No topic’s likely to get metalheads more aggrieved than black metal. Many black metal fanatics have an undying attachment to a certain sound and aesthetic. It’s little surprise, though, that black metal has changed and evolved over the past two decades – our recent HOF inductee Instinct: Decay is proof. The upcoming book Black Metal Rainbows seeks to explore the newer facets of the consistently evolving genre. The 400-page book contains artwork and essays from more than 80 people (there’s less than a week left to get involved via Kickstarter). Decibel asked a few questions to the three people responsible for the book: editors Daniel Lukes and Stanimir Panayotov, and designer Jaci Raia.
How did this collaboration begin?
Lukes: It started with a symposium in 2015 in Dublin about black metal theory. The conference was inspired by some of the things later covered in the book. I was looking to collaborate and make a book out of some of the ideas we explored. I knew Jaci (Raia) from seeing her work online, and it seemed like she would be the best person to help us put the book together and handle the visual aspects.
Black metal comes from a dark place. Some of the second-wave musicians were actual criminals. I find it interesting that over the course of a few decades that it’s now the subject of academic conferences. Did you ever discuss the huge contrast between what black metal was and what it’s become?
Lukes: What attracts us to the music is that it’s such a paradoxical genre. If you listen to Emperor, it starts low-fi but has almost neoclassical aspirations. The genre has always had these paradoxes, and that’s why it appealed to us. It pulls listeners in different directions and has many strands. Some of the music has a lot of sentimentality and unexpected qualities.
Panayotov: Black metal has always pushed boundaries, so it isn’t a surprise that the discourse around it became more philosophical. It can be snobbish at times. The fact that there was a lot of philosophical value to black metal from the get-go helped us develop the book. The music allows for discourse.

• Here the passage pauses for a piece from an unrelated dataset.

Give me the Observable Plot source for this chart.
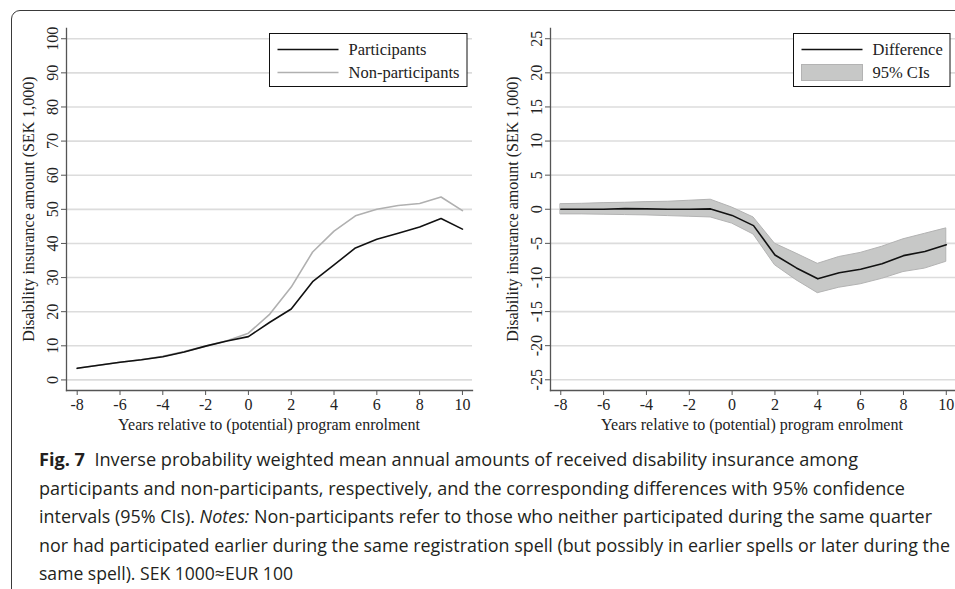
<!DOCTYPE html>
<html><head><meta charset="utf-8">
<script src="https://cdn.jsdelivr.net/npm/d3@7"></script>
<script src="https://cdn.jsdelivr.net/npm/@observablehq/plot@0.6"></script>
<style>
html,body{margin:0;padding:0;background:#fff;width:955px;height:589px;overflow:hidden;}
#frame{position:absolute;left:11px;top:10px;width:1000px;height:700px;border:1.3px solid #3a3a3a;border-top-left-radius:9px;box-sizing:border-box;}
#left{position:absolute;left:0;top:0;}
#right{position:absolute;left:477px;top:0;}
.cap{position:absolute;left:39px;white-space:nowrap;font-family:"Open Sans","Noto Sans",sans-serif;font-size:18px;line-height:24px;height:24px;color:#231f20;transform-origin:0 0;}
</style></head>
<body>
<div id="frame"></div>
<div id="left"></div>
<div id="right"></div>
<div id="caption"></div>
<script>
const years = [-8,-7,-6,-5,-4,-3,-2,-1,0,1,2,3,4,5,6,7,8,9,10];
const participants = [3.4,4.3,5.2,5.9,6.8,8.2,9.9,11.4,12.7,16.9,20.8,28.8,33.7,38.7,41.2,43.0,44.8,47.3,44.2];
const nonParticipants = [3.4,4.3,5.2,5.9,6.9,8.3,9.9,11.5,13.7,19.3,27.2,37.5,43.6,48.1,50.0,51.1,51.7,53.6,49.6];
const difference = [0,0,0,0.1,0.05,0,0,0.05,-0.9,-2.4,-6.7,-8.6,-10.2,-9.3,-8.8,-8.0,-6.8,-6.2,-5.2];
const ciUpper = [0.75,0.8,0.9,0.95,1.05,1.1,1.25,1.4,0.25,-1.2,-5.05,-6.5,-8.0,-7.0,-6.4,-5.5,-4.4,-3.6,-2.8];
const ciLower = [-0.75,-0.75,-0.8,-0.85,-0.9,-1.0,-1.1,-1.2,-2.1,-3.7,-8.2,-10.4,-12.3,-11.5,-11.0,-10.2,-9.2,-8.7,-7.7];
const xTicks = [-8,-6,-4,-2,0,2,4,6,8,10];
const leftYTicks = [0,10,20,30,40,50,60,70,80,90,100];
const rightYTicks = [-25,-20,-15,-10,-5,0,5,10,15,20,25];
const xTitle = "Years relative to (potential) program enrolment";
const yTitle = "Disability insurance amount (SEK 1,000)";
const captionLines = [
  '<b>Fig. 7</b>&nbsp; Inverse probability weighted mean annual amounts of received disability insurance among',
  'participants and non-participants, respectively, and the corresponding differences with 95% confidence',
  'intervals (95% CIs). <i>Notes:</i> Non-participants refer to those who neither participated during the same quarter',
  'nor had participated earlier during the same registration spell (but possibly in earlier spells or later during the',
  'same spell). SEK 1000≈EUR 100'
];

const leftData = years.map((y,i)=>({year:y, p:participants[i], n:nonParticipants[i]}));
const rightData = years.map((y,i)=>({year:y, d:difference[i], lo:ciLower[i], hi:ciUpper[i]}));

const serif = "Liberation Serif, Times New Roman, serif";
const axisColor = "#555";
const textColor = "#222";
const fmt = d => String(d);

function common(yTicks){
  return [
    Plot.gridY(yTicks, {stroke:"#dcdcdc", strokeOpacity:1, strokeWidth:1.6}),
    Plot.axisX(xTicks, {tickSize:5, tickPadding:3, stroke:axisColor, fill:textColor, fontSize:16, label:null, tickFormat:fmt}),
    Plot.axisY(yTicks, {tickSize:5, tickPadding:4, tickRotate:-90, stroke:axisColor, fill:textColor, fontSize:16, label:null, tickFormat:fmt}),
    Plot.frame({anchor:"left", stroke:axisColor, strokeWidth:1.3}),
    Plot.frame({anchor:"bottom", stroke:axisColor, strokeWidth:1.3})
  ];
}

const left = Plot.plot({
  width:477, height:440,
  marginLeft:66, marginRight:5, marginTop:28, marginBottom:50,
  style:{fontFamily:serif, background:"transparent"},
  x:{domain:[-8.5,10.47]},
  y:{domain:[-3.1,103]},
  marks:[
    ...common(leftYTicks),
    Plot.line(leftData, {x:"year", y:"n", stroke:"#b0b0b0", strokeWidth:1.6}),
    Plot.line(leftData, {x:"year", y:"p", stroke:"#111", strokeWidth:1.6})
  ]
});
document.getElementById("left").appendChild(left);

const right = Plot.plot({
  width:478, height:440,
  marginLeft:73, marginRight:0, marginTop:28, marginBottom:50,
  style:{fontFamily:serif, background:"transparent"},
  x:{domain:[-8.48,10.43]},
  y:{domain:[-26.57,26.5]},
  marks:[
    ...common(rightYTicks),
    Plot.areaY(rightData, {x:"year", y1:"lo", y2:"hi", fill:"#c7c8c7", stroke:"#b3b3b3", strokeWidth:1}),
    Plot.line(rightData, {x:"year", y:"d", stroke:"#111", strokeWidth:1.6})
  ]
});
document.getElementById("right").appendChild(right);

function addTitles(svg, cx, cy){
  const s = d3.select(svg);
  s.append("text").attr("x", cx).attr("y", 430).attr("text-anchor","middle")
    .attr("font-family", serif).attr("font-size", 16).attr("fill", textColor).text(xTitle);
  s.append("text").attr("transform", `translate(${cy},209) rotate(-90)`).attr("text-anchor","middle")
    .attr("font-family", serif).attr("font-size", 16).attr("fill", textColor).text(yTitle);
}
addTitles(left, 269, 34);
addTitles(right, 752-477, 518-477);

function legend(svg, x0, x1, items){
  const s = d3.select(svg);
  s.append("rect").attr("x", x0).attr("y", 33.5).attr("width", x1-x0).attr("height", 53)
    .attr("fill","#fff").attr("stroke","#111").attr("stroke-width",1);
  items.forEach((it,i)=>{
    const yy = 49.5 + i*23;
    if (it.type === "line") {
      s.append("line").attr("x1", x0+8).attr("x2", x0+69).attr("y1", yy).attr("y2", yy)
        .attr("stroke", it.color).attr("stroke-width", 1.6);
    } else {
      s.append("rect").attr("x", x0+8).attr("y", yy-8).attr("width", 61).attr("height", 16)
        .attr("fill", "#c7c8c7").attr("stroke", "#b3b3b3");
    }
    s.append("text").attr("x", x0+79).attr("y", yy+5.5).attr("text-anchor","start").attr("font-family", serif)
      .attr("font-size", 16.5).attr("fill", textColor).text(it.label);
  });
}
legend(left, 269.5, 467, [{type:"line", color:"#111", label:"Participants"},{type:"line", color:"#b0b0b0", label:"Non-participants"}]);
legend(right, 793.5-477, 950-477, [{type:"line", color:"#111", label:"Difference"},{type:"area", label:"95% CIs"}]);

// caption: baselines and right ends
const capBaselines = [466, 494.5, 523, 551.5, 580];
const capEnds = [858, 905, 932, 950, 293];
const capHost = document.getElementById("caption");
captionLines.forEach((html,i)=>{
  const d = document.createElement("div");
  d.className = "cap";
  d.innerHTML = html;
  // line box 24px, Open Sans: baseline ≈ top + (24-18*1.362)/2 + 18*1.069
  d.style.top = (capBaselines[i] - ((24-18*1.362)/2 + 18*1.069)) + "px";
  capHost.appendChild(d);
  const w = d.getBoundingClientRect().width;
  const target = capEnds[i] - 39;
  d.style.transform = `scaleX(${target/w})`;
});
</script>
</body></html>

Once you decided a book was a good idea, how did you develop the “black metal rainbows” framework?
Panayotov: When Daniel and I decided to discuss this, we knew we needed more than an average book. From the inception, we didn’t want an academic book but something that was “mainstreamable.” We wanted a book that had enough sex appeal for various audiences. Jaci has been not just the designer of the book but like a co-author.
Lukes: We didn’t want to be too esoteric or obscure. Some pieces in the book go to weird places, but we thought a broad scope was best so anyone interested in black metal could pick this up and find something inspiring. A lot of what we wanted to do was break down some of the gatekeeping.
The title Black Metal Rainbows – is that a troll? The black metal purists are going to be upset to begin with…
Panayotov: I don’t think we ever had any discussions that this would be an international troll session of the black metal community (laughs). There was a heartfelt conviction from the get-go to make this community become a community in a way. We wanted a big part of this community to have a face. The trolls will be out there anyway.
Lukes: We love black metal. We are huge fans of black metal. This book is our love letter to black metal. I hate when Nazis try to claim the genre or when people say, “that music is filled with Nazis, so fuck that.” Why do they get to claim it? It’s one of our motivators. If this makes you laugh, that’s a good thing. I think a lot of black metal laughs at itself and has a comedic element. You don’t need to look around for it.
Plenty of people are trapped in a version of black metal that ended in Norway in the 1990s. But the genre has continued to evolve since then and doesn’t resemble what it once was.
Lukes: There’s a real connection between what is going on in the 90s and what is happening now. In the 90s, electronica and symphonic instruments were everywhere (in black metal) and people were trying to outdo each other with how weird they could be. The 00s were pretty conservative, but now metal seems up for grabs again.
What are your hopes for the book? That it start conversations?
Jaci Raia: Well, part of me wants to troll people with that title (laughs). But what I really want is to open people’s perspectives.
Panayotov: I’d like to see it foster debate. We aren’t trying to be gatekeepers or reformat the whole narrative about black metal. But there is a level of complexity in this scene that we can’t ignore.
Lukes: The cliche is that a black metal fan is sitting in his room alone and miserable. But black metal, for me, has been a way of connecting with friends and community. I think we take black metal more seriously by giving other aspects due space.